Prepare an environment#

# %config InlineBackend.figure_format='retina's
from ekorpkit import eKonf

eKonf.setLogger("INFO")
print("version:", eKonf.__version__)
print("is notebook?", eKonf.is_notebook())
print("is colab?", eKonf.is_colab())
print("environment variables:")
eKonf.print(eKonf.env().dict())
version: 0.1.39+2.gd02be16
is notebook? True
is colab?
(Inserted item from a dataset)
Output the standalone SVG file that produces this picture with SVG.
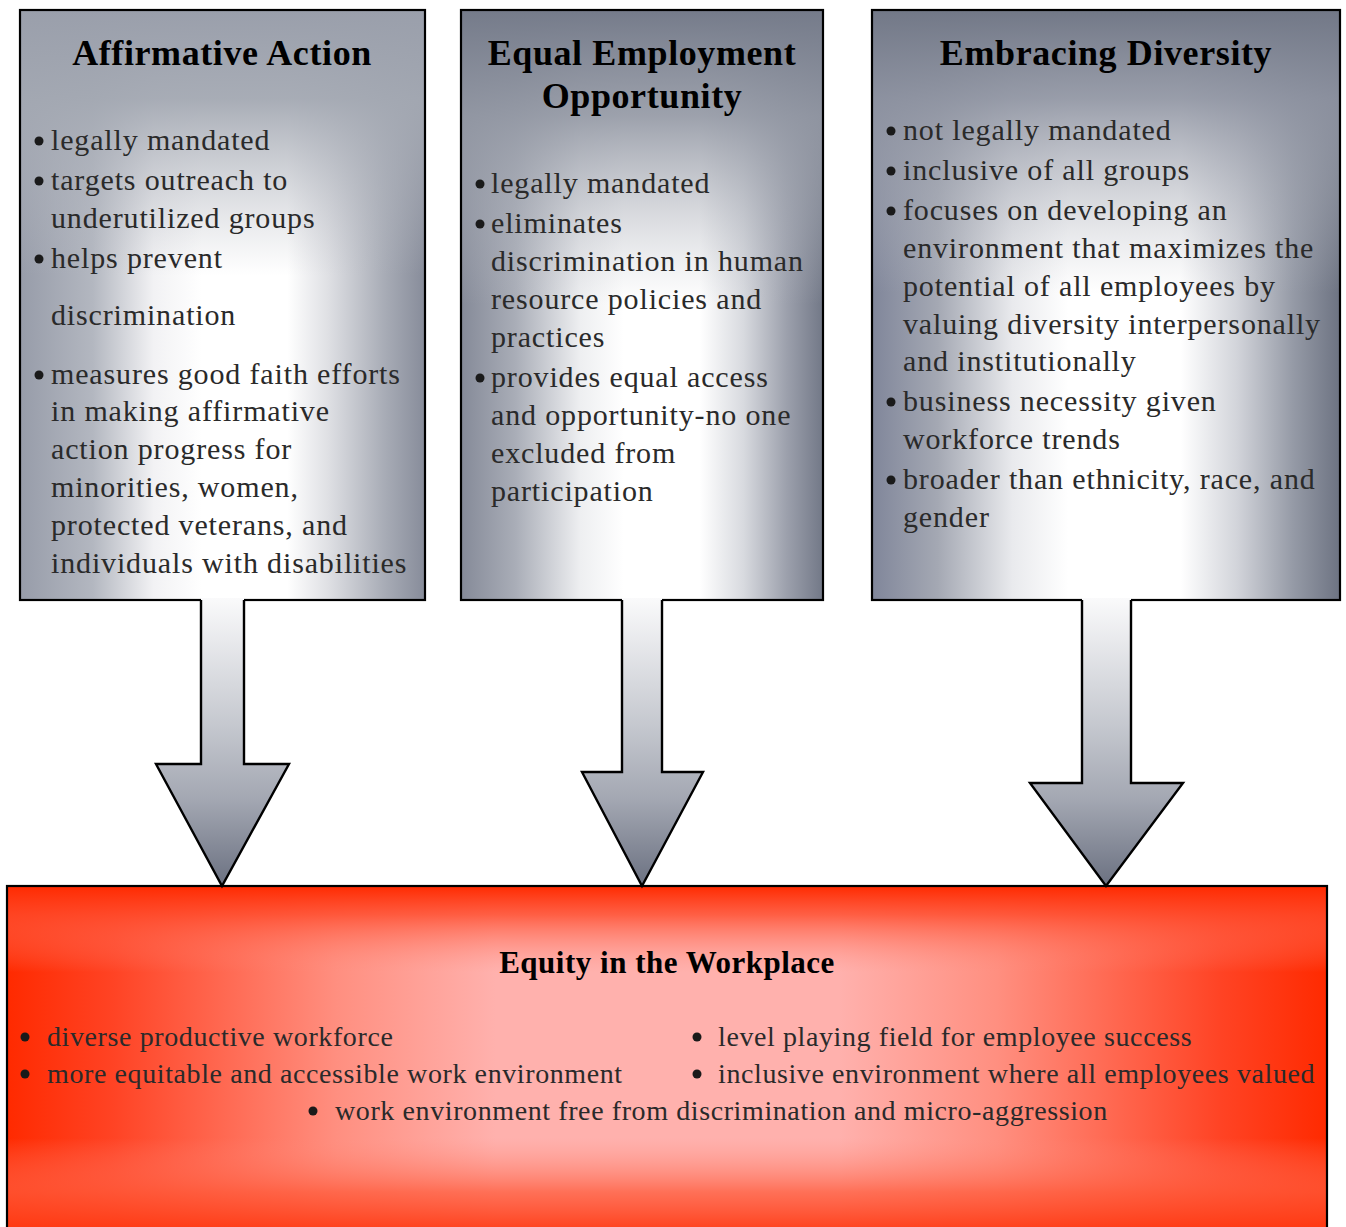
<svg xmlns="http://www.w3.org/2000/svg" width="1346" height="1227" viewBox="0 0 1346 1227">
<style>
.box{stroke:#000;stroke-width:2.2}
.title{font-family:"Liberation Serif","Times New Roman",serif;font-weight:bold;font-size:36px;letter-spacing:0.6px;fill:#000;text-anchor:middle}
.item{font-family:"Liberation Serif","Times New Roman",serif;font-size:30px;letter-spacing:0.85px;fill:#2a2a2a}
.bitem{font-family:"Liberation Serif","Times New Roman",serif;font-size:28px;letter-spacing:0.6px;fill:#2a2a2a}
.btitle{font-family:"Liberation Serif","Times New Roman",serif;font-weight:bold;font-size:31px;letter-spacing:0.5px;fill:#000;text-anchor:middle}
.dot{fill:#1a1a1a}
.arrowline{fill:none;stroke:#000;stroke-width:2.4;stroke-linejoin:miter}
</style>
<defs>
<linearGradient id="gh1" x1="0" y1="0" x2="1" y2="0">
<stop offset="0" stop-color="#979ca9"/>
<stop offset="0.18" stop-color="#b3b7c0"/>
<stop offset="0.33" stop-color="#f2f2f4"/>
<stop offset="0.45" stop-color="#ffffff"/>
<stop offset="0.66" stop-color="#ffffff"/>
<stop offset="0.76" stop-color="#dfe0e4"/>
<stop offset="0.9" stop-color="#a8acb6"/>
<stop offset="1" stop-color="#878c9a"/>
</linearGradient>
<linearGradient id="gh2" x1="0" y1="0" x2="1" y2="0">
<stop offset="0" stop-color="#858a98"/>
<stop offset="0.15" stop-color="#a9adb7"/>
<stop offset="0.33" stop-color="#eeeff1"/>
<stop offset="0.45" stop-color="#ffffff"/>
<stop offset="0.66" stop-color="#ffffff"/>
<stop offset="0.78" stop-color="#d8dadf"/>
<stop offset="0.9" stop-color="#9ca0ac"/>
<stop offset="1" stop-color="#727887"/>
</linearGradient>
<linearGradient id="gh3" x1="0" y1="0" x2="1" y2="0">
<stop offset="0" stop-color="#80869a"/>
<stop offset="0.14" stop-color="#a4a8b3"/>
<stop offset="0.3" stop-color="#e9eaed"/>
<stop offset="0.42" stop-color="#ffffff"/>
<stop offset="0.66" stop-color="#ffffff"/>
<stop offset="0.78" stop-color="#d2d4da"/>
<stop offset="0.9" stop-color="#959aa6"/>
<stop offset="1" stop-color="#6d7382"/>
</linearGradient>
<linearGradient id="gv1" x1="0" y1="0" x2="0" y2="1">
<stop offset="0" stop-color="#9a9fab" stop-opacity="1"/>
<stop offset="0.15" stop-color="#a3a8b2" stop-opacity="0.95"/>
<stop offset="0.45" stop-color="#b7bac2" stop-opacity="0"/>
<stop offset="1" stop-color="#b7bac2" stop-opacity="0"/>
</linearGradient>
<linearGradient id="gv2" x1="0" y1="0" x2="0" y2="1">
<stop offset="0" stop-color="#757b8a" stop-opacity="1"/>
<stop offset="0.18" stop-color="#9297a3" stop-opacity="0.9"/>
<stop offset="0.5" stop-color="#b7bac2" stop-opacity="0"/>
<stop offset="1" stop-color="#b7bac2" stop-opacity="0"/>
</linearGradient>
<linearGradient id="gv3" x1="0" y1="0" x2="0" y2="1">
<stop offset="0" stop-color="#727887" stop-opacity="1"/>
<stop offset="0.15" stop-color="#8d92a0" stop-opacity="0.9"/>
<stop offset="0.48" stop-color="#b7bac2" stop-opacity="0"/>
<stop offset="1" stop-color="#b7bac2" stop-opacity="0"/>
</linearGradient>
<linearGradient id="rh" x1="0" y1="0" x2="1" y2="0">
<stop offset="0" stop-color="#ff2a00"/>
<stop offset="0.08" stop-color="#ff4324"/>
<stop offset="0.25" stop-color="#ff8f80"/>
<stop offset="0.37" stop-color="#ffb1ad"/>
<stop offset="0.63" stop-color="#ffb1ad"/>
<stop offset="0.75" stop-color="#ff8f80"/>
<stop offset="0.92" stop-color="#ff4324"/>
<stop offset="1" stop-color="#ff2a00"/>
</linearGradient>
<linearGradient id="rv" x1="0" y1="0" x2="0" y2="1">
<stop offset="0" stop-color="#ff2a00" stop-opacity="1"/>
<stop offset="0.08" stop-color="#ff4a2a" stop-opacity="0.8"/>
<stop offset="0.24" stop-color="#ff8f80" stop-opacity="0"/>
<stop offset="0.7" stop-color="#ff8f80" stop-opacity="0"/>
<stop offset="0.85" stop-color="#ff5a3a" stop-opacity="0.75"/>
<stop offset="1" stop-color="#ff2a00" stop-opacity="1"/>
</linearGradient>
<linearGradient id="ga" x1="0" y1="0" x2="0" y2="1">
<stop offset="0" stop-color="#fafafb"/>
<stop offset="0.45" stop-color="#c4c7ce"/>
<stop offset="0.7" stop-color="#a3a7b2"/>
<stop offset="1" stop-color="#6b7181"/>
</linearGradient>
</defs>

<g id="node-affirmative">
<rect x="20" y="10" width="405" height="590" fill="url(#gh1)"/>
<rect x="20" y="10" width="405" height="590" fill="url(#gv1)"/>
<rect class="box" x="20" y="10" width="405" height="590" fill="none"/>
<text class="title" x="222" y="65">Affirmative Action</text>
<circle class="dot" cx="39" cy="141" r="4.5"/>
<text class="item" x="51" y="150">legally mandated</text>
<circle class="dot" cx="39" cy="181" r="4.5"/>
<text class="item" x="51" y="190">targets outreach to</text>
<text class="item" x="51" y="228">underutilized groups</text>
<circle class="dot" cx="39" cy="259" r="4.5"/>
<text class="item" x="51" y="268">helps prevent</text>
<text class="item" x="51" y="325">discrimination</text>
<circle class="dot" cx="39" cy="375" r="4.5"/>
<text class="item" x="51" y="384">measures good faith efforts</text>
<text class="item" x="51" y="421">in making affirmative</text>
<text class="item" x="51" y="459">action progress for</text>
<text class="item" x="51" y="497">minorities, women,</text>
<text class="item" x="51" y="535">protected veterans, and</text>
<text class="item" x="51" y="573">individuals with disabilities</text>
</g>

<g id="node-eeo">
<rect x="461" y="10" width="362" height="590" fill="url(#gh2)"/>
<rect x="461" y="10" width="362" height="590" fill="url(#gv2)"/>
<rect class="box" x="461" y="10" width="362" height="590" fill="none"/>
<text class="title" x="642" y="65">Equal Employment</text>
<text class="title" x="642" y="108">Opportunity</text>
<circle class="dot" cx="480" cy="184" r="4.5"/>
<text class="item" x="491" y="193">legally mandated</text>
<circle class="dot" cx="480" cy="224" r="4.5"/>
<text class="item" x="491" y="233">eliminates</text>
<text class="item" x="491" y="271">discrimination in human</text>
<text class="item" x="491" y="309">resource policies and</text>
<text class="item" x="491" y="347">practices</text>
<circle class="dot" cx="480" cy="378" r="4.5"/>
<text class="item" x="491" y="387">provides equal access</text>
<text class="item" x="491" y="425">and opportunity-no one</text>
<text class="item" x="491" y="463">excluded from</text>
<text class="item" x="491" y="501">participation</text>
</g>

<g id="node-diversity">
<rect x="872" y="10" width="468" height="590" fill="url(#gh3)"/>
<rect x="872" y="10" width="468" height="590" fill="url(#gv3)"/>
<rect class="box" x="872" y="10" width="468" height="590" fill="none"/>
<text class="title" x="1106" y="65">Embracing Diversity</text>
<circle class="dot" cx="891" cy="131" r="4.5"/>
<text class="item" x="903" y="140">not legally mandated</text>
<circle class="dot" cx="891" cy="171" r="4.5"/>
<text class="item" x="903" y="180">inclusive of all groups</text>
<circle class="dot" cx="891" cy="211" r="4.5"/>
<text class="item" x="903" y="220">focuses on developing an</text>
<text class="item" x="903" y="258">environment that maximizes the</text>
<text class="item" x="903" y="296">potential of all employees by</text>
<text class="item" x="903" y="334">valuing diversity interpersonally</text>
<text class="item" x="903" y="371">and institutionally</text>
<circle class="dot" cx="891" cy="402" r="4.5"/>
<text class="item" x="903" y="411">business necessity given</text>
<text class="item" x="903" y="449">workforce trends</text>
<circle class="dot" cx="891" cy="480" r="4.5"/>
<text class="item" x="903" y="489">broader than ethnicity, race, and</text>
<text class="item" x="903" y="527">gender</text>
</g>

<g id="node-equity">
<rect x="7" y="886" width="1320" height="360" fill="url(#rh)"/>
<rect x="7" y="886" width="1320" height="360" fill="url(#rv)"/>
<rect class="box" x="7" y="886" width="1320" height="360" fill="none"/>
<text class="btitle" x="667" y="973">Equity in the Workplace</text>
<circle class="dot" cx="25" cy="1037" r="4.5"/>
<text class="bitem" x="47" y="1046">diverse productive workforce</text>
<circle class="dot" cx="25" cy="1074" r="4.5"/>
<text class="bitem" x="47" y="1083">more equitable and accessible work environment</text>
<circle class="dot" cx="697" cy="1037" r="4.5"/>
<text class="bitem" x="718" y="1046">level playing field for employee success</text>
<circle class="dot" cx="697" cy="1074" r="4.5"/>
<text class="bitem" x="718" y="1083">inclusive environment where all employees valued</text>
<circle class="dot" cx="313" cy="1111" r="4.5"/>
<text class="bitem" x="335" y="1120">work environment free from discrimination and micro-aggression</text>
</g>

<g id="connectors">
<path d="M201,598 V764 H156 L222,886 L289,764 H244 V598 Z" fill="url(#ga)"/>
<path class="arrowline" d="M201,600 V764 H156 L222,886 L289,764 H244 V600"/>
<path d="M622,598 V772 H582 L642,886 L703,772 H662 V598 Z" fill="url(#ga)"/>
<path class="arrowline" d="M622,600 V772 H582 L642,886 L703,772 H662 V600"/>
<path d="M1082,598 V783 H1030 L1106,886 L1183,783 H1131 V598 Z" fill="url(#ga)"/>
<path class="arrowline" d="M1082,600 V783 H1030 L1106,886 L1183,783 H1131 V600"/>
</g>
</svg>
False
environment variables:
{'CUDA_DEVICE_ORDER': None,
 'CUDA_VISIBLE_DEVICES': None,
 'EKORPKIT_CONFIG_DIR': '/workspace/projects/ekorpkit-book/config',
 'EKORPKIT_DATA_DIR': None,
 'EKORPKIT_LOG_LEVEL': 'WARNING',
 'EKORPKIT_PROJECT': 'ekorpkit-book',
 'EKORPKIT_WORKSPACE_ROOT': '/workspace',
 'KMP_DUPLICATE_LIB_OK': 'TRUE',
 'NUM_WORKERS': 230}

Build a corpus#

ekorpkit \
    dir.workspace=/workspace \
    verbose=true \
    print_config=false \
    num_workers=200 \
    cmd=fetch_builtin_corpus \
    +corpus/builtin=joco \
    corpus.builtin.io.force.summarize=true \
    corpus.builtin.io.force.preprocess=true \
    corpus.builtin.io.force.build=true \
    corpus.builtin.io.force.download=false

Load a corpus#

corpus_cfg = eKonf.compose("corpus")
corpus_cfg.name = "joco"
corpus_cfg.verbose = False
joco = eKonf.instantiate(corpus_cfg)
print(joco)
Corpus : joco
data_dir = "../data/esg_en"